> Do you consider 139 minutes to be reasonable time for a toy
> implementation?
>

Absolutely, we are in the double exponential case, where differences
are quite big and
benchmarking is doomed.

> Similarly, do you have a "toy" implementation of slimgb we could run
> for comparison? By this I mean an interpreted version that doesn't use
> any of Singular's internal optimizations. I would love to run it on
> the same system and get an idea of how much of the time is due to the
> constant factor you mentioned from Singular's & Sage's interpreted
> languages.
>
> You might recall that, back in March, Chris & I built a "toy" Gebauer-
> Moeller for Singular. It was so much slower than the toy F5 that I
> believed that we had made a mistake in our implementation. Gert-Martin
> (I think) told us of the "toy" G-M included with Singular, so I tried
> that but it was just as bad, maybe worse.

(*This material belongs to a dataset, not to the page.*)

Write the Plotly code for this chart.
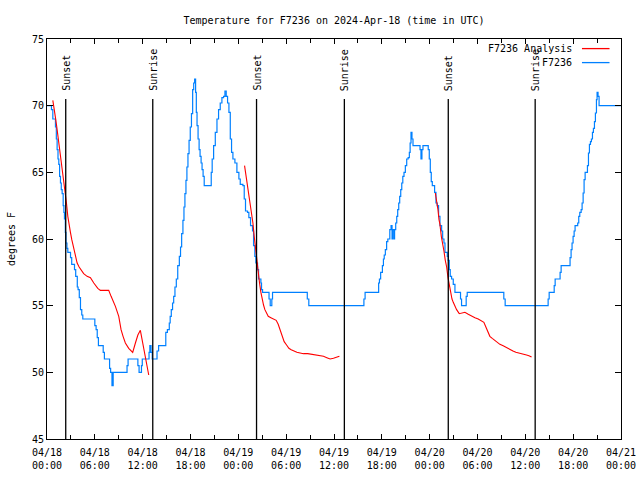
import plotly.graph_objects as go
import pandas as pd

START = pd.Timestamp("2024-04-18 00:00")

# Station observations (hours since 2024-04-18 00:00 UTC, degrees F)
obs_hours = [0.00, 0.56, 0.73, 1.06, 1.17, 1.27, 1.38, 1.48, 1.58, 1.69, 1.79, 1.90, 2.03, 2.12, 2.19,
             2.30, 2.38, 2.50, 2.61, 2.95, 3.10, 3.45, 3.60, 3.80, 3.90, 4.05, 4.20, 4.36, 4.49, 6.00,
             6.16, 6.30, 6.45, 7.05, 7.20, 7.85, 7.98, 8.15, 8.30, 10.04, 10.17, 11.40, 11.55, 11.85,
             11.95, 12.80, 12.90, 13.05, 13.20, 13.80, 14.00, 14.90, 15.10, 15.34, 15.45, 15.59, 15.75,
             15.89, 16.05, 16.22, 16.40, 16.60, 16.75, 16.89, 17.05, 17.18, 17.30, 17.43, 17.55, 17.68,
             17.82, 17.97, 18.12, 18.27, 18.40, 18.52, 18.64, 18.73, 18.82, 18.95, 19.08, 19.20, 19.33,
             19.45, 19.58, 19.72, 20.60, 20.72, 20.90, 21.11, 21.32, 21.52, 21.73, 21.94, 22.15, 22.32,
             22.48, 22.65, 22.82, 22.99, 23.15, 23.32, 23.57, 23.82, 24.07, 24.24, 24.57, 24.74, 24.90,
             25.15, 25.32, 25.53, 25.78, 25.91, 26.07, 26.20, 26.41, 26.54, 26.83, 26.91, 27.04, 27.85,
             28.00, 28.20, 28.29, 32.65, 32.84, 39.75, 39.90, 41.60, 41.70, 41.85, 42.07, 42.20, 42.30,
             42.44, 42.60, 42.75, 43.00, 43.16, 43.28, 43.33, 43.49, 43.60, 43.74, 43.87, 43.99, 44.12,
             44.24, 44.37, 44.50, 44.63, 44.78, 44.95, 45.12, 45.30, 45.45, 45.55, 45.66, 45.78, 45.91,
             46.79, 46.91, 47.03, 47.16, 47.82, 47.95, 48.08, 48.20, 48.33, 48.62, 48.79, 48.95, 49.12,
             49.29, 49.50, 49.63, 49.79, 49.92, 50.21, 50.33, 50.46, 50.58, 50.75, 50.96, 51.17, 51.87,
             52.00, 52.58, 52.71, 57.30, 57.47, 62.86, 62.99, 63.62, 63.74, 64.36, 64.49, 65.61, 65.74,
             65.86, 65.99, 66.12, 66.24, 66.57, 66.70, 66.83, 67.00, 67.12, 67.25, 67.37, 67.50, 67.79,
             67.92, 68.04, 68.17, 68.29, 68.42, 68.54, 68.67, 68.79, 68.92, 69.00, 69.12, 69.25, 72.00]
obs_temp = [70.0, 69.7, 69.0, 68.4, 67.5, 66.7, 66.0, 65.6, 64.7, 64.2, 63.7, 63.4, 62.5, 62.0, 61.5,
            60.5, 59.7, 59.3, 59.0, 58.6, 58.1, 57.7, 57.2, 56.4, 56.2, 55.6, 54.7, 54.3, 54.0, 53.5,
            53.2, 52.6, 52.0, 51.5, 51.0, 50.3, 50.0, 49.0, 50.0, 50.5, 51.0, 50.5, 50.0, 50.5,
            51.0, 51.5, 52.0, 51.5, 51.0, 51.6, 52.0, 53.0, 53.2, 53.7, 54.2, 54.7, 55.2,
            55.7, 56.4, 57.0, 58.0, 58.7, 59.4, 60.4, 61.4, 62.4, 63.4, 64.4, 65.4, 66.4,
            67.4, 68.4, 69.4, 71.2, 71.7, 72.0, 71.0, 69.5, 68.5, 67.5, 66.7, 66.2, 65.7,
            65.2, 64.7, 64.0, 65.0, 66.0, 67.0, 68.0, 69.0, 69.7, 70.2, 70.6, 70.7, 71.1,
            70.7, 70.2, 69.5, 67.5, 66.5, 66.0, 65.7, 65.0, 64.5, 64.1, 64.0, 63.0, 62.1,
            62.0, 61.6, 61.0, 60.6, 59.5, 58.7, 58.2, 57.7, 57.0, 56.7, 56.2, 56.0, 55.5,
            55.0, 55.5, 56.0, 55.5, 55.0, 55.5, 56.0, 56.7, 57.0, 57.5, 58.0, 58.5, 58.8,
            59.2, 59.8, 60.0, 60.7, 61.0, 60.0, 60.7, 60.0, 60.7, 61.2, 61.7, 62.2, 62.7,
            63.2, 63.7, 64.2, 64.7, 65.0, 65.5, 66.0, 66.1, 66.5, 67.2, 68.0, 67.5, 67.0,
            66.7, 66.0, 66.7, 67.0, 66.7, 66.0, 65.0, 64.3, 64.0, 63.5, 62.7, 62.5, 61.7,
            61.0, 60.6, 60.0, 59.7, 59.0, 58.7, 58.4, 57.7, 57.2, 57.0, 56.6, 56.0, 55.5,
            55.0, 55.7, 56.0, 55.5, 55.0, 55.5, 56.0, 56.5, 57.0, 57.5, 58.0, 58.6, 59.2,
            59.7, 60.2, 60.6, 61.0, 61.2, 61.7, 62.0, 62.2, 62.7, 63.45, 64.45, 65.0, 65.5,
            66.45, 67.1, 67.3, 67.5, 68.0, 68.3, 68.8, 69.45, 70.45, 71.0, 70.7, 70.0, 70.0]

# Analysis segments
ana1_hours = [0.73, 0.94, 1.10, 1.27, 1.44, 1.61, 1.78, 1.94, 2.11, 2.28, 2.44, 2.61, 2.78, 2.94, 3.11,
              3.28, 3.44, 3.61, 3.78, 4.03, 4.28, 4.60, 5.03, 5.45, 5.87, 6.37, 6.70, 7.74, 8.04, 8.58,
              9.00, 9.29, 9.54, 9.83, 10.25, 10.75, 11.09, 11.40, 11.71, 12.13, 12.55, 12.76]
ana1_temp = [70.4, 69.7, 68.95, 68.2, 67.45, 66.7, 65.95, 65.2, 64.2, 63.45, 62.7, 61.7, 60.95, 60.5, 59.95,
             59.5, 59.0, 58.45, 58.2, 57.9, 57.7, 57.4, 57.2, 57.1, 56.7, 56.3, 56.15, 56.15, 55.7, 54.95,
             54.2, 53.2, 52.7, 52.2, 51.8, 51.5, 52.2, 52.8, 53.15, 51.7, 50.5, 49.8]
ana2_hours = [24.78, 24.99, 25.16, 25.33, 25.49, 25.66, 25.83, 25.99, 26.16, 26.33, 26.49, 26.66, 26.83,
              26.99, 27.16, 27.33, 27.50, 27.75, 28.08, 28.41, 28.75, 29.00, 29.25, 29.50, 29.75, 30.05,
              30.34, 30.63, 30.92, 31.34, 31.75, 32.17, 32.70, 33.22, 33.95, 34.68, 35.10, 35.51, 35.93,
              36.35, 36.68]
ana2_temp = [65.5, 64.7, 63.95, 63.2, 62.6, 61.9, 61.2, 60.2, 59.2, 58.2, 57.45, 56.7, 56.0,
             55.45, 55.05, 54.7, 54.45, 54.2, 54.1, 54.0, 53.9, 53.6, 53.1, 52.7, 52.3, 52.05,
             51.8, 51.7, 51.6, 51.5, 51.45, 51.4, 51.4, 51.35, 51.3, 51.2, 51.1, 51.0, 51.05,
             51.15, 51.2]
ana3_hours = [48.71, 48.87, 49.04, 49.17, 49.29, 49.46, 49.63, 49.79, 49.96, 50.13, 50.30, 50.46, 50.63,
              50.80, 50.96, 51.17, 51.38, 51.71, 52.06, 52.42, 52.84, 53.26, 53.68, 54.09, 54.50, 54.80,
              55.05, 55.30, 55.55, 55.85, 56.14, 56.48, 56.81, 57.22, 57.64, 58.06, 58.45, 58.81, 59.27,
              59.73, 60.15, 60.45, 60.78]
ana3_temp = [63.45, 62.95, 62.2, 61.45, 61.1, 60.2, 59.7, 59.1, 58.4, 57.9, 57.1, 56.5, 56.0,
             55.5, 55.25, 54.95, 54.7, 54.4, 54.45, 54.5, 54.35, 54.2, 54.1, 54.0, 53.85, 53.75,
             53.4, 53.1, 52.7, 52.55, 52.4, 52.25, 52.1, 52.0, 51.85, 51.75, 51.6, 51.5, 51.45,
             51.4, 51.3, 51.25, 51.15]

sun_times = ["2024-04-18 02:21", "2024-04-18 13:16", "2024-04-19 02:17",
             "2024-04-19 13:18", "2024-04-20 02:20", "2024-04-20 13:14"]
sun_labels = ["Sunset", "Sunrise", "Sunset", "Sunrise", "Sunset", "Sunrise"]

x_range = ["2024-04-18 00:00", "2024-04-21 00:00"]
y_range = [45, 75]

title = "Temperature for F7236 on 2024-Apr-18 (time in UTC)"
y_title = "degrees F"
legend_names = ["F7236 Analysis", "F7236"]

RED = "#ff0000"
BLUE = "#0080ff"
FONT = "DejaVu Sans Mono"


def to_time(hours):
    return [START + pd.Timedelta(hours=h) for h in hours]


ana_x, ana_y = [], []
for hh, tt in [(ana1_hours, ana1_temp), (ana2_hours, ana2_temp), (ana3_hours, ana3_temp)]:
    ana_x += to_time(hh) + [None]
    ana_y += tt + [None]

fig = go.Figure()
fig.add_trace(go.Scatter(x=to_time(obs_hours), y=obs_temp, mode="lines", name=legend_names[1],
                         line=dict(color=BLUE, width=1.2, shape="hv"), showlegend=False))
fig.add_trace(go.Scatter(x=ana_x, y=ana_y, mode="lines", name=legend_names[0],
                         line=dict(color=RED, width=1.1), connectgaps=False, showlegend=False))

for t, lab in zip(sun_times, sun_labels):
    fig.add_shape(type="line", xref="x", yref="y", x0=t, x1=t, y0=y_range[0], y1=70.5,
                  line=dict(color="black", width=1.3), layer="above")
    fig.add_annotation(x=t, y=70.95, xref="x", yref="y", text=lab, textangle=-90,
                       showarrow=False, xanchor="center", yanchor="bottom",
                       font=dict(family=FONT, size=10, color="black"))

# legend (text left, sample line right, as in the reference)
leg_rows = [(0.976, RED), (0.941, BLUE)]
for (yy, col), name in zip(leg_rows, legend_names):
    fig.add_annotation(x=0.918, y=yy, xref="paper", yref="paper", text=name, showarrow=False,
                       xanchor="right", yanchor="middle", font=dict(family=FONT, size=10, color="black"))
    fig.add_shape(type="line", xref="paper", yref="paper", x0=0.932, x1=0.980, y0=yy, y1=yy,
                  line=dict(color=col, width=1.3))

fig.update_layout(
    width=640, height=480,
    margin=dict(l=47, r=19, t=39, b=41, autoexpand=False),
    paper_bgcolor="white", plot_bgcolor="white",
    font=dict(family=FONT, size=10, color="black"),
    title=dict(text=title, x=0.5, xref="paper", y=0.958, yanchor="middle",
               font=dict(family=FONT, size=10, color="black")),
    showlegend=False,
)
fig.update_xaxes(type="date", range=x_range, tickformat="%m/%d<br>%H:%M",
                 dtick=6 * 3600 * 1000, tick0="2024-04-18 00:00", automargin=False,
                 ticks="inside", ticklen=5, tickcolor="black", showline=True, linecolor="black",
                 linewidth=1, mirror="ticks", showgrid=False, zeroline=False, ticklabelstandoff=4,
                 minor=dict(dtick=3 * 3600 * 1000, ticks="inside", ticklen=4, tickcolor="black", showgrid=False),
                 tickfont=dict(family=FONT, size=10, color="black"))
fig.update_yaxes(range=y_range, dtick=5, ticks="inside", ticklen=6, tickcolor="black", automargin=False,
                 showline=True, linecolor="black", linewidth=1, mirror="ticks", showgrid=False,
                 zeroline=False, tickfont=dict(family=FONT, size=10, color="black"),
                 title=dict(text=y_title, standoff=14, font=dict(family=FONT, size=10, color="black")))

fig.write_html("out.html", config={"displayModeBar": False},
               post_script="document.body.style.margin='0px';")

Your toy implementation was good.
But (don't misunderstand me), comparing toy implementations, which can
be improved by a few very simple
tricks by a factor of 1000 (I also played with toy implementations) is
quite ridiculous.
I have seen the code in teachstd.lib.

I never suggested the provided example as real benchmark (while a fast
time would of course have been a positive suprise), but just as a more
interesting example about studying the incremental behaviour, as you
did.
I think, I was misunderstood: I never wanted to benchmark these toy
implementations.
My general position with respect to benchmarks should be known.

>
> > Would it be possible to modify the algorithm, in such a way, that it
> > doesn't work incrementally (maybe
> > affecting the theoretical "no reduction to zero"-property)?
>
> I don't know myself, but it's worth consideration.

This is in fact a question, I am more interested in.